Más tarde, cuando el crepúsculo da su primer lengüetazo, cada mochuelo de la muchedumbre vuelve a su olivo. Sin pasear siquiera y ver este pueblecillo tan armonioso e íntimo, apenas recostado sobre el río Aliste, en el que sólo viven 200 personas cuando no es Semana Santa (llegan al menos otros tantos para la procesión del Viernes). Y que ni siquiera es sede de ayuntamiento. Humean las chimeneas de barro erizadas sobre los tejados rojos y deslavados. Hierve la vida en el interior de las casas bajas, razonablemente organizadas. Por las calles limpias cruzan los penitentes sin disfraz, al quehacer de sus visitas sociales. Es la misma estampa, sin procesión tan inquietante, de la mayor parte de los pueblos del Campo de Aliste, el que tiene por el norte la sierra de la Culebra -la más meridional de las montañas zamorano-leonesas-, al sur la comarca de Sayago, al este la Tierra del Pan y al oeste Portugal, tras la raya del río Manzanas. Tierras llanas y pobres, entre las más desheredadas de España, de las que ningún gobierno se ha ocupado; "tierra brava", le dicen, punteada de robles, abultada de granitos, adornada de vallas de piedras para recoger al ganado.
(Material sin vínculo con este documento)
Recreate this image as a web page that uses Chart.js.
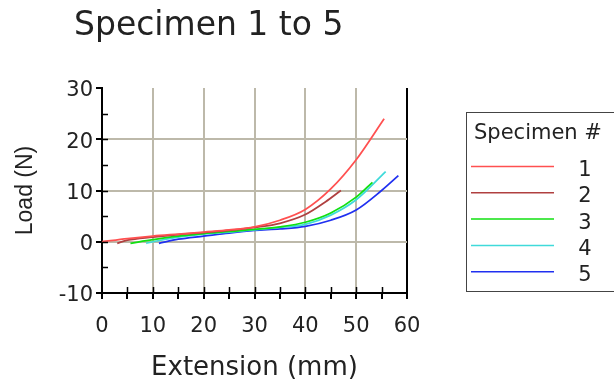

Tierras medio vacías (pese al casi centenar de núcleos poblados que alberga), bucólicas, calladas y muy bellas. Todavía los burros alegran el limpio paisaje, la gente da los buenos días al forastero, sueltan los hornos perfumes a pan y los ríos no son un basurero. Casi sin remedio, y porque desde luego vale la pena, hay que parar y detenerse en Alcañices, que viene a ser la capital de la comarca. Tiene poco más de un millar de habitantes y recoge todas las comodidades posibles del territorio y la mayor parte de su riqueza monumental. Allí los viejos han sido albergados en el antiguo palacio de los marqueses, muy remozado; también la iglesia ha sido restaurada y conserva su fachada del románico tardío y algunos elementos góticos. La actual Torre del Reloj es un cubo de la antigua muralla medieval tras de la cual los templarios -de los que resta asimismo una ermita- defendieron del muslime, y desde 1210, esta pobre tierra.